First and foremost, I do not believe that Gainesville has the political will, the staff will, or the citizen will to create complete streets and an overall environment rich in transportation choice. Like nearly all cities, Gainesville has had goals, objectives and policies that are quite supportive of complete streets. But such overwhelming support, on paper, is little more than paying lip service to complete streets and transportation choice – unless other essential elements are achieved. The main obstacles that will remain, even if Gainesville adopts high-quality Complete Streets policies, include:
- An almost complete lack in political, citizen or staff will to create complete streets and transportation choice.
- An excessive provision of free (and underpriced) car parking throughout the Gainesville urban area.

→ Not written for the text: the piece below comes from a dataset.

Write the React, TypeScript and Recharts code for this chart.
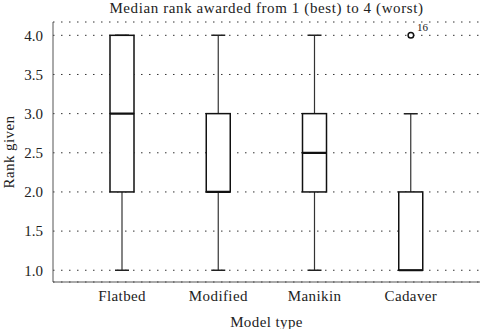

- Excessively wide streets throughout the Gainesville urban area. In general, streets wider than three lanes in the Traditional City town center and five lanes in suburban areas is excessive. Overly wide roads in Gainesville lead to even larger intersections, which are deadly to people walking and bicycling.
- A gas tax which is too low.
- An extremely dispersed, sprawling city geographic spread. A city that is over fifty five square miles in size (as well as the unincorporated urban area) creates distances that are far too excessive for regular travel by walking, bicycling or transit.
- A lack of tolling (pricing) of roads in Gainesville.
- A lack of a mixing of homes with offices, retail, civic, cultural, and job land uses.
- A lack of sufficiently high residential densities in appropriate locations.
- A lack of a parking cash-out program that provides financial (or other) incentives for commuting to work without a car.
Without achieving the nine items I mention above, even adopting the best Complete Streets policies will do very little to achieve Complete Streets or transportation choice in Gainesville. Furthermore, even if the City did create a citywide street infrastructure that provided complete streets comprehensively (all streets had sidewalks, were bike-friendly, and were transit-friendly), only a small shift in car travel to walking, bicycling or transit would occur because of the above nine items. As a friend and colleague has pointed out, meaningfully increasing the number of pedestrians, bicyclists or transit users is not about creating new bike lanes, sidewalks or transit facilities.
It is about taking away space, speed and subsidies that motorists now enjoy.